Incombent évidemment à la Fédération les grands travaux de restauration et de modernisation de l’Île aux musées, à Berlin, un lieu de culture unique au monde créé dès 1810, sur ordre royal au cœur de la capitale, et qui donnait – et donne encore – accès à toutes les époques et à toutes les civilisations. Le programme « National wertvolle Kulturdenkmäler », lancé par le délégué aux affaires culturelles, finance à long terme notamment la sauvegarde de l’usine sidérurgique de Völklingen, inscrite au patrimoine mondial. Fondée en 1873, cette gigantesque aciérie – un parc de machines exceptionnel en termes de technique industrielle innovante – doit être préservée de la rouille à l’état froid.

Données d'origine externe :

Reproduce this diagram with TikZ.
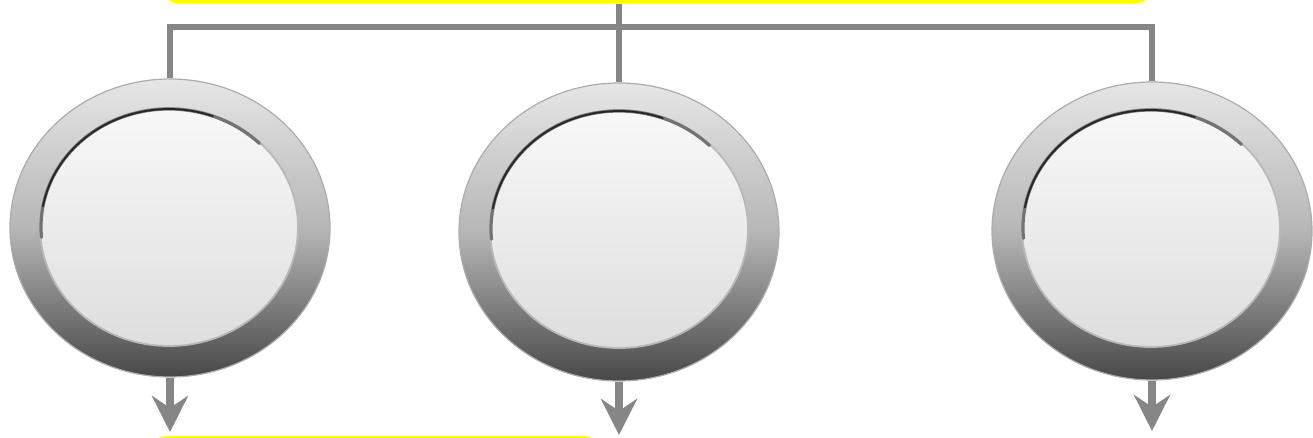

Le programme spécial « Promotion d’investissements pour les biens nationaux du patrimoine culturel de l’Unesco », conçu sous la responsabilité du ministère de la Construction et des Transports, est peut-être l’un des programmes d’aide au patrimoine mondial les plus impressionnants. De 2009 à 2014, la Fédération dégage, à cette fin, 220 millions d’euros. Ces fonds permettront notamment de réhabiliter le « pont en pierre » médiéval, dégradé par le trafic, de l’ancienne ville libre d’Empire de Ratisbonne. À Quedlinburg, la colline du château, poreuse, doit être consolidée. Dans les grands châteaux et parcs de Potsdam et Berlin, il faut restaurer de petites constructions de plaisance ainsi que certains détails dans les jardins.

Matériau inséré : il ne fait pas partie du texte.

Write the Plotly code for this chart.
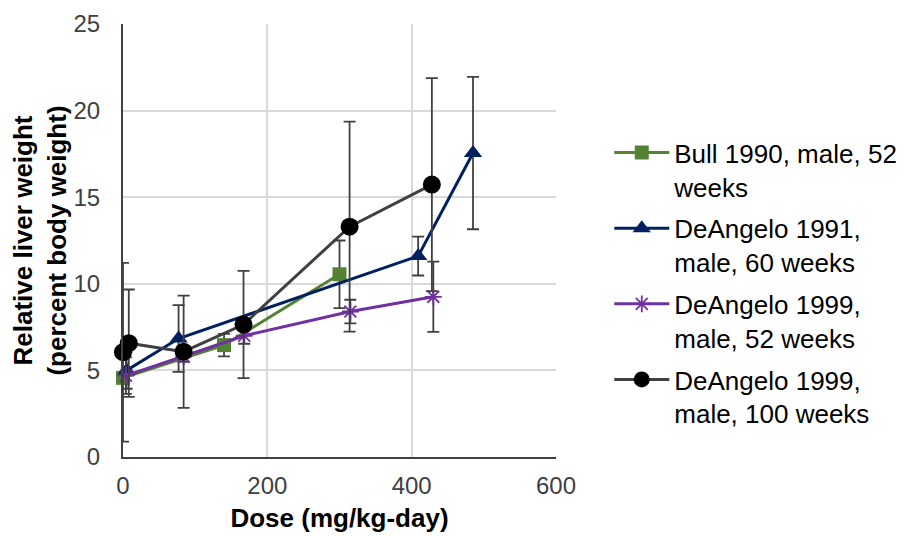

Afin de mieux faire connaître les sites du patrimoine mondial, ledit programme subventionne aussi de nouvelles constructions telles que des bâtiments d’entrée, des systèmes de guidage et des centres d’information. À titre d’exemple, la petite abbaye de Lorsch, en Hesse, lutte avec acharnement pour être admise sur la liste. Car les vestiges de l’abbaye qui jadis fournissait des ouvrages à toute l’Europe, ont l’air insignifiant et sont mystérieux. Cette petite ville à la lisière de l’Odenwald est mal reliée par les transports en commun et n’a quasi pas d’hôtels ni de restaurants ; une aussi petite commune n’est pas à même de gérer un bien du patrimoine mondial. Or si l’on prend cela au sérieux, cela signifie qu’on en assume la responsabilité vis-à-vis de l’humanité tout entière qui, se jouant des frontières, est fière de ses réalisations culturelles, qu’il s’agisse de ses traditions ou de sa créativité. Sans échanges culturels, on ne peut s’imaginer aucun de ces monuments, quelle que soit la taille de l’État sur le territoire duquel il a été érigé.

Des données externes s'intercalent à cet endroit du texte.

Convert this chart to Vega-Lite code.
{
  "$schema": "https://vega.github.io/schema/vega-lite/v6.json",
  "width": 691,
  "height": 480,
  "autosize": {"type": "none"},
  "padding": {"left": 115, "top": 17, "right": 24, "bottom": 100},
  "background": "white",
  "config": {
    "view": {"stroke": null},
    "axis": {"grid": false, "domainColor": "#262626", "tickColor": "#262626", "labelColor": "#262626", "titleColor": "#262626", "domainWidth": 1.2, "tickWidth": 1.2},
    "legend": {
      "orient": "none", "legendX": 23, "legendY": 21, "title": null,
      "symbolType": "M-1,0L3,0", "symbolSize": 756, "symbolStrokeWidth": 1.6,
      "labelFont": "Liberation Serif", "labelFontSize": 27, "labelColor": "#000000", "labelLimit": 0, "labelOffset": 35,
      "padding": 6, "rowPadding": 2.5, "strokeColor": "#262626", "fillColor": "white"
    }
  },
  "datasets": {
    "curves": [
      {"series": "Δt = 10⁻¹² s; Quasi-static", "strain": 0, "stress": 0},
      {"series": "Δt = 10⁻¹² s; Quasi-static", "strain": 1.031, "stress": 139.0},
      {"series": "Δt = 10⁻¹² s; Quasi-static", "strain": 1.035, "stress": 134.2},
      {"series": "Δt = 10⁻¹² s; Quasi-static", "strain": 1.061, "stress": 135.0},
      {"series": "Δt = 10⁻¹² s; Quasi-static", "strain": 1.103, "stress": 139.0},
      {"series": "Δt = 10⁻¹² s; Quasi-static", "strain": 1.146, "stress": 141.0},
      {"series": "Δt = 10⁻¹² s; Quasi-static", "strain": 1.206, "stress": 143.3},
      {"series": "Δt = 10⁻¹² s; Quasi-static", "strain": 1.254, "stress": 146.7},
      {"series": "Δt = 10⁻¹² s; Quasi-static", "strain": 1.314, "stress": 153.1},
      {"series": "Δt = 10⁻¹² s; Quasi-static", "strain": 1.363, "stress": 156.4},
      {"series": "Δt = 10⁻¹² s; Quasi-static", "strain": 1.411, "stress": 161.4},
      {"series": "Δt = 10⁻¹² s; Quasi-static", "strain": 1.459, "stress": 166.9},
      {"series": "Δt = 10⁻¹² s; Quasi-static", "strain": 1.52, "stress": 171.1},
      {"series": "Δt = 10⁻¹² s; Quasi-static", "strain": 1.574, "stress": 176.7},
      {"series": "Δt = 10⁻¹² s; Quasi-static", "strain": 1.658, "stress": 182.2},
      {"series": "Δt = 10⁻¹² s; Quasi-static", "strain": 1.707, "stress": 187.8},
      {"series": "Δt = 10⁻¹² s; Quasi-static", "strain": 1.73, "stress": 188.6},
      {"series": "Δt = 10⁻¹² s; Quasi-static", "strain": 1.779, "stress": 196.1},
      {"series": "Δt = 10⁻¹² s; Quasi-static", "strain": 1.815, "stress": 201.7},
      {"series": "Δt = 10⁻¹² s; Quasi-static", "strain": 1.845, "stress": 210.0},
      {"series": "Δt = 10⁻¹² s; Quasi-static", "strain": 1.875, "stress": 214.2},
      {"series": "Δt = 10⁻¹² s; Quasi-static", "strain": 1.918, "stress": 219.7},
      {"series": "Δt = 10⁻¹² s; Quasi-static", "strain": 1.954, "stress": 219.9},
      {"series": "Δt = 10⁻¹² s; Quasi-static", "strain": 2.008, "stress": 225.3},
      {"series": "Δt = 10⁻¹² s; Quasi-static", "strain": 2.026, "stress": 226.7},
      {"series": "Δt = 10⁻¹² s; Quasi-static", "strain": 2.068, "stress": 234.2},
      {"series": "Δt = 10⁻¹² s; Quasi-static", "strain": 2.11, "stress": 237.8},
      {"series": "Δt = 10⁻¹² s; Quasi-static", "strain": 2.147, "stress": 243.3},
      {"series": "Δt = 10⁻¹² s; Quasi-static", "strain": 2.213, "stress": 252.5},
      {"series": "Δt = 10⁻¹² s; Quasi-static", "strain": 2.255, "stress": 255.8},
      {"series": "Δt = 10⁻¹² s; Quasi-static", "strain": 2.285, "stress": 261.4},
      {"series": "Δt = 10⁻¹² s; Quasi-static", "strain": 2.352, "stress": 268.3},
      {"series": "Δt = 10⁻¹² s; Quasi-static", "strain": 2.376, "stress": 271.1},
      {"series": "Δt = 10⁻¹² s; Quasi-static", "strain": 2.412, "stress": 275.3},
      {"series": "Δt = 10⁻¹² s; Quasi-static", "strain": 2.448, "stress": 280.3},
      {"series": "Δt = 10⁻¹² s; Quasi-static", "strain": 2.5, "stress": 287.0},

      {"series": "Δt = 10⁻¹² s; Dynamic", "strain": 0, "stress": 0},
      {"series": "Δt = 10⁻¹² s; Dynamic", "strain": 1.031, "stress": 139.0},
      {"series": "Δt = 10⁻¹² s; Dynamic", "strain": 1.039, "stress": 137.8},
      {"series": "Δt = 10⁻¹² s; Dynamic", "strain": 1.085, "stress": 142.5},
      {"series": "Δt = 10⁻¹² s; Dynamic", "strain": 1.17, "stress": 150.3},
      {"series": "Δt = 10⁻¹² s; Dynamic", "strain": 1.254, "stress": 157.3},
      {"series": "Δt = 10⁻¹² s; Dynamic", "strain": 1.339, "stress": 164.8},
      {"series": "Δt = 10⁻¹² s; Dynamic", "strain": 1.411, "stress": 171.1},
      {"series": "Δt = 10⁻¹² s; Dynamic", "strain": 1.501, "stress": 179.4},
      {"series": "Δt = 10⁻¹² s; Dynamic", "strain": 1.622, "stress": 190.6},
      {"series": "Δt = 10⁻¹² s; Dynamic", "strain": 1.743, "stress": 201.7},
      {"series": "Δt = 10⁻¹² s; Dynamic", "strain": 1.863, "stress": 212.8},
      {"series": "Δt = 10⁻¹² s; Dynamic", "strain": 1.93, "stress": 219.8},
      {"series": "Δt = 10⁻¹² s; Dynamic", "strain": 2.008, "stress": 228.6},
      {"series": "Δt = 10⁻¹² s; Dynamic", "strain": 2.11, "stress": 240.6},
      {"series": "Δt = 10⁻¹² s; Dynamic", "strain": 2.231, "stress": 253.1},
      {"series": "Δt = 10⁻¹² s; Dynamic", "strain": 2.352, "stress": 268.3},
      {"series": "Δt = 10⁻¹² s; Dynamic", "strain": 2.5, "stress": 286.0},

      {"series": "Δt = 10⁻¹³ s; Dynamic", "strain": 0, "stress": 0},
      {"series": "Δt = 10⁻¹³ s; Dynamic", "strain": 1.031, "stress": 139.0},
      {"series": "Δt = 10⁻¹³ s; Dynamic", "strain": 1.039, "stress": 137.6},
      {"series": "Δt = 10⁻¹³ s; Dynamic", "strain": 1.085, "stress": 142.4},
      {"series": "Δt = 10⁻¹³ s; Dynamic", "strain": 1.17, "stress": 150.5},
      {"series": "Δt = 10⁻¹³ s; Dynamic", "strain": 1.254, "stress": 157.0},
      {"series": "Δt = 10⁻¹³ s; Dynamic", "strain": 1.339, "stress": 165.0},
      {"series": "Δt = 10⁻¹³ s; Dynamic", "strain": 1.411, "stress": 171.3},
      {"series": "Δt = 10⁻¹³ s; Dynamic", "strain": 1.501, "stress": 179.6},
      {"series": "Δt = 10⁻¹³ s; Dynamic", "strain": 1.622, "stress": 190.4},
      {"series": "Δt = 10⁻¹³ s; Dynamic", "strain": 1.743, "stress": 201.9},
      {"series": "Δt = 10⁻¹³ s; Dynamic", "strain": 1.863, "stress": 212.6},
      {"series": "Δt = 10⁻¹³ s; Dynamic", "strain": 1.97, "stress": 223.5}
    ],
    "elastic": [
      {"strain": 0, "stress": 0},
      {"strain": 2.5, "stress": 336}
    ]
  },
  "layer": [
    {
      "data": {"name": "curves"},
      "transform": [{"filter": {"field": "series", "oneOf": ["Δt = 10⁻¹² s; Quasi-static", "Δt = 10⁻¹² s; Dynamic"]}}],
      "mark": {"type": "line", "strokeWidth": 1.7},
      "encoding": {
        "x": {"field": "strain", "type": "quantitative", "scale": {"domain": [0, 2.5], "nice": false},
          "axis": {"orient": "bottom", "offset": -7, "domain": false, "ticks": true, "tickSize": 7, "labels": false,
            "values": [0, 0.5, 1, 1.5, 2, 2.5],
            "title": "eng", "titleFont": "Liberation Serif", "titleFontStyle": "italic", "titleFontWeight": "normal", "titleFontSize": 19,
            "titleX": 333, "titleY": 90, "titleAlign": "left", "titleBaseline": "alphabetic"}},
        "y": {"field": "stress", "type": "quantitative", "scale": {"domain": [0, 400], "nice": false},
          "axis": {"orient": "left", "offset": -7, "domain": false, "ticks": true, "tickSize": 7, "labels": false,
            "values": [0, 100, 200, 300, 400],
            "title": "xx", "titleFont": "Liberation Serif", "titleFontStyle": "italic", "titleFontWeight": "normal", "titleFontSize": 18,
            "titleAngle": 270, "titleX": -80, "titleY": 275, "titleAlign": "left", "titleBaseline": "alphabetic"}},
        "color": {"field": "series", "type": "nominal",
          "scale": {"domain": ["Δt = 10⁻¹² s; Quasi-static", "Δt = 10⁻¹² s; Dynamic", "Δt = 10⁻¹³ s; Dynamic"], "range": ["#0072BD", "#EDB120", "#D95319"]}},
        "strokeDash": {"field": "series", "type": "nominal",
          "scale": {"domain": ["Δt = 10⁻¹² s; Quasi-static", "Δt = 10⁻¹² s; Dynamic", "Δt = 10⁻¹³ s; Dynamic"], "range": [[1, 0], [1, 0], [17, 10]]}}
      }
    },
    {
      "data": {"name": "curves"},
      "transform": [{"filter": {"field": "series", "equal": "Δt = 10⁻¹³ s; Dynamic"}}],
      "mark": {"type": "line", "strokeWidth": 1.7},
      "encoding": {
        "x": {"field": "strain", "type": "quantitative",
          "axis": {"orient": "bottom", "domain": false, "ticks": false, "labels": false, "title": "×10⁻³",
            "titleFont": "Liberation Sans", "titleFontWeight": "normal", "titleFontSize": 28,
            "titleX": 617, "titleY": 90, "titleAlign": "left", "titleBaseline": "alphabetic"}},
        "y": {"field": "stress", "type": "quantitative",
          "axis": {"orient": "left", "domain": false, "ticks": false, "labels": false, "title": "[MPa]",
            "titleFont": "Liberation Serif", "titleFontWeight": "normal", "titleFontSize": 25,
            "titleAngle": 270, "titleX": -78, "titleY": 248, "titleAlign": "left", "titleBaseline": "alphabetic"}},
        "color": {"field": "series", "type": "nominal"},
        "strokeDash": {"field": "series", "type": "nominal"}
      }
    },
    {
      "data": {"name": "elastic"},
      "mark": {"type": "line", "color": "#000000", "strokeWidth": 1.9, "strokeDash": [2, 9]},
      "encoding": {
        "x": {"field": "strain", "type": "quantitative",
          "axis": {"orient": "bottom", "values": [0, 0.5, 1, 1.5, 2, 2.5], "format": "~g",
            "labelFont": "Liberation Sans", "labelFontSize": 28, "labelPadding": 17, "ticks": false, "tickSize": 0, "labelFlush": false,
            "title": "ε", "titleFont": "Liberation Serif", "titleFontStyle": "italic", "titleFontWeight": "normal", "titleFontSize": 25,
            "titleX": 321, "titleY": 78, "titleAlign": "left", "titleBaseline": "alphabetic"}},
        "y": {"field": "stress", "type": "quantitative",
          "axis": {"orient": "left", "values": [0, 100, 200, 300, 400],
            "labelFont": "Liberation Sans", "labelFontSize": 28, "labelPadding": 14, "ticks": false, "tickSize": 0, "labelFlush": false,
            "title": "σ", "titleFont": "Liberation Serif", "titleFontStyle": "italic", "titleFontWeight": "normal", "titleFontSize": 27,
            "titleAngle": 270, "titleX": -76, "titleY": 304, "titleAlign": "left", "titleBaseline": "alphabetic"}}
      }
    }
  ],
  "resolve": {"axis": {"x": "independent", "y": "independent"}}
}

Le patrimoine naturel résulte de toute façon d’interdépendances mondiales liées à des périodes géologiques. Les chevaux pygmées de la carrière de schiste bitumeux désaffectée de Messel, près de Darmstadt, sont un héritage de notre mère la Terre au même titre que la mer des Wadden – qui s’étend de la côte néerlandaise à la côte danoise – ou que les dernières forêts de hêtres d’Europe restées intactes en dépit de la croissance des villes énergivores. En matière de richesse naturelle, l’Allemagne réserve aussi bien des surprises. Il suffit de prendre le temps de les découvrir.